It wasn't until high school that I learned that history is often biased, reshaped, and rewritten to reflect the perspectives and interests of the "victor" or dominant group (think white, male, and upper/middle class). Mind-blown and feeling slightly betrayed by my K-8 history teachers and textbooks, I realized I had a lot of un-learning and re-learning to do. What actually happened in the making of the America I know today? And whose stories have been left out or forgotten?

With Thanksgiving fast approaching, I feel a responsibility to acknowledge some of the issues surrounding this holiday. What I'm most concerned about in this article is the way our country's portrayal of the first Thanksgiving perpetuates internalized oppression. Growing up, we normalize the idea that America is a European-descendant, Christian country above all. In doing so, children of different ethnic and religious backgrounds implicitly learn that their roots are not a part of the American story. They are not able to find themselves portrayed accurately or positively in the story of our nation.

So here's my little effort to undo some of this, to remind myself and others that America’s beauty and strength lies in its diversity. Let's take back our history and celebrate it through new traditions, like honoring the lives and stories of these diverse, often forgotten, American heroes:

1. Clara Lemlich

Fleeing anti-Semitic violence in the Ukraine, Clara Lemlich arrived in the U.S. with her family in 1903. As a young girl, she was denied education and forced to experience the oppressive conditions of the garment industry. Clara began resisting poor treatment through small acts in the factory and taking night classes. She eventually went on to lead tens of thousands of women in the Shirtwaist Makers Strike of 1909, the largest walkout of women workers this country has ever seen. Read more about Clara here.

2. Jovita Idar

A writer and activist, Jovita Idar helped found the first Mexican American feminist social movement, the League of Mexican Women. Jovita and her family worked to expose segregation, lynching, and other injustices endured by Mexican Texans. They fought for Spanish to be taught in schools, the education of poor children, and to protect the lives and property of Tejanos, among other things. Read more about Jovita here.

3. Lynda Blackmon Lowery

As the youngest marcher in the 1965 voting rights march from Selma to Montgomery, Alabama, Lynda fought for African American rights alongside heroes like Martin Luther King Jr. Jailed eleven times before her fifteenth birthday, she shows what it's like to both be a young adult advocate and to fight non-violently even in the face of police brutality. Read more about Lynda here.

4. Wilma Mankiller

In 1985, Wilma became the first female principal chief of the Cherokee Nation. During her time in office, she worked to improve the nation’s health care, education system, and government. After leaving office, Wilma continued to advocate for Native-American and women's rights. Read more about Wilma here.

5. Patsy Mink

As the first Asian American woman elected to Congress, Patsy co-authored the Title IX Amendment of the Higher Education Amendment. This provision requires equal financing for women’s sports and education programs that receive funds from the federal government. She is committed to equality and ensuring a better future for girls in the future. Read more about Patsy here.

6. Linda Sarsour

Muslim American political activist Linda Sarsour was invited to be one of three women co-chairing the Women’s March. The Washington March on January 21, 2017, drew 500,000 people, and worldwide participation has been estimated at five million. Read more about Linda here.

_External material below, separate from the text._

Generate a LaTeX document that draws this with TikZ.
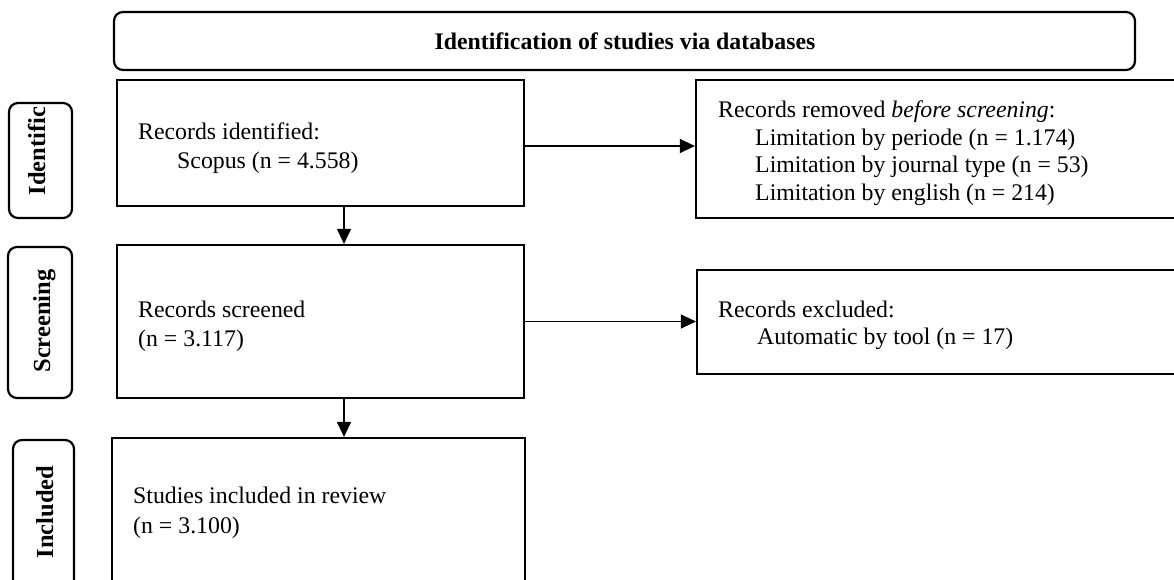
\documentclass[tikz,border=0pt]{standalone}
\usepackage{fontspec}
\setmainfont{Liberation Serif}
\usetikzlibrary{arrows.meta,fit}
\begin{document}
\begin{tikzpicture}[x=1pt,y=-1pt,
  every node/.style={font=\fontsize{23.8}{27.5}\selectfont},
  box/.style={draw,line width=2.2pt,inner sep=0pt,rectangle},
  lbox/.style={draw,line width=2.2pt,inner sep=0pt,rectangle,rounded corners=9pt},
  txt/.style={anchor=base west,inner sep=0pt},
  vlab/.style={anchor=base,rotate=90,inner sep=0pt,font=\fontsize{24.5}{27.5}\selectfont\bfseries},
  arr/.style={line width=1.2pt,-{Triangle[length=15pt,width=14pt]}}]
\useasboundingbox (0,0) rectangle (1174,579);
\clip (0,0) rectangle (1174,579);
% top header
\node[lbox,fit={(114,12) (1135,70)}] (top) {};
\node[font=\fontsize{23.8}{27.5}\selectfont\bfseries,inner sep=0pt] (title) at (625,41) {Identification of studies via databases};
% left labels
\node[lbox,fit={(9,103) (72,218)}] (lid) {};
\node[vlab] (tid) at (45,151) {Identific};
\node[lbox,fit={(8,247) (72,398)}] (lscr) {};
\node[vlab] (tscr) at (50,321) {Screening};
\node[lbox,fit={(13,440) (74,610)}] (linc) {};
\node[vlab] (tinc) at (53,512) {Included};
% main boxes
\node[box,fit={(117,80) (524,206)}] (b1) {};
\node[box,fit={(117,245) (524,398)}] (b2) {};
\node[box,fit={(112,438) (525,610)}] (b3) {};
\node[box,fit={(696,80) (1200,218)}] (r1) {};
\node[box,fit={(697,270) (1200,374)}] (r2) {};
% texts
\node[txt] (t1a) at (138,139) {Records identified:};
\node[txt] (t1b) at (177,168) {Scopus (n = 4.558)};
\node[txt] (t2a) at (138,317) {Records screened};
\node[txt] (t2b) at (138,346) {(n = 3.117)};
\node[txt] (t3a) at (133,503) {Studies included in review};
\node[txt] (t3b) at (133,533) {(n = 3.100)};
\node[txt] (r1a) at (718,117) {Records removed \textit{before screening}:};
\node[txt] (r1b) at (755,145) {Limitation by periode (n = 1.174)};
\node[txt] (r1c) at (755,172) {Limitation by journal type (n = 53)};
\node[txt] (r1d) at (755,200) {Limitation by english (n = 214)};
\node[txt] (r2a) at (718,317) {Records excluded:};
\node[txt] (r2b) at (757,344) {Automatic by tool (n = 17)};
% connectors
\coordinate (ax) at (344,0);
\coordinate (ay) at (0,146);
\draw[arr] (ax |- b1.south) -- (ax |- b2.north);
\draw[arr] (ax |- b2.south) -- (ax |- b3.north);
\draw[arr] (ay -| b1.east) -- (ay -| r1.west);
\draw[arr] (b2.east) -- (b2.east -| r2.west);
\end{tikzpicture}
\end{document}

The history we're taught in school often exclusively portrays the dominant narrative, marginalizing and de-centering the stories of women, people of color, and believers of diverse religions. But our history is our strength, so let us not forget to celebrate that it is full of diverse American leaders, role models, and heroes like these six women.

I am by no means asking you to reject Thanksgiving or give up the history you hold dear to your heart. However, we must allow non-dominant stories to take part in our history as well. We must understand that this nation was not just founded on the roots of those first pilgrims, but also on the backs of native peoples, immigrants, slaves, and women of color. And we can do this simply by reclaiming the narrative and making these other stories heard.

This Thanksgiving I challenge you to make visible the voices and lives of the marginalized. Let them inspire you, and give thanks for the ways in which they have made our country the strong, beautiful nation it is today.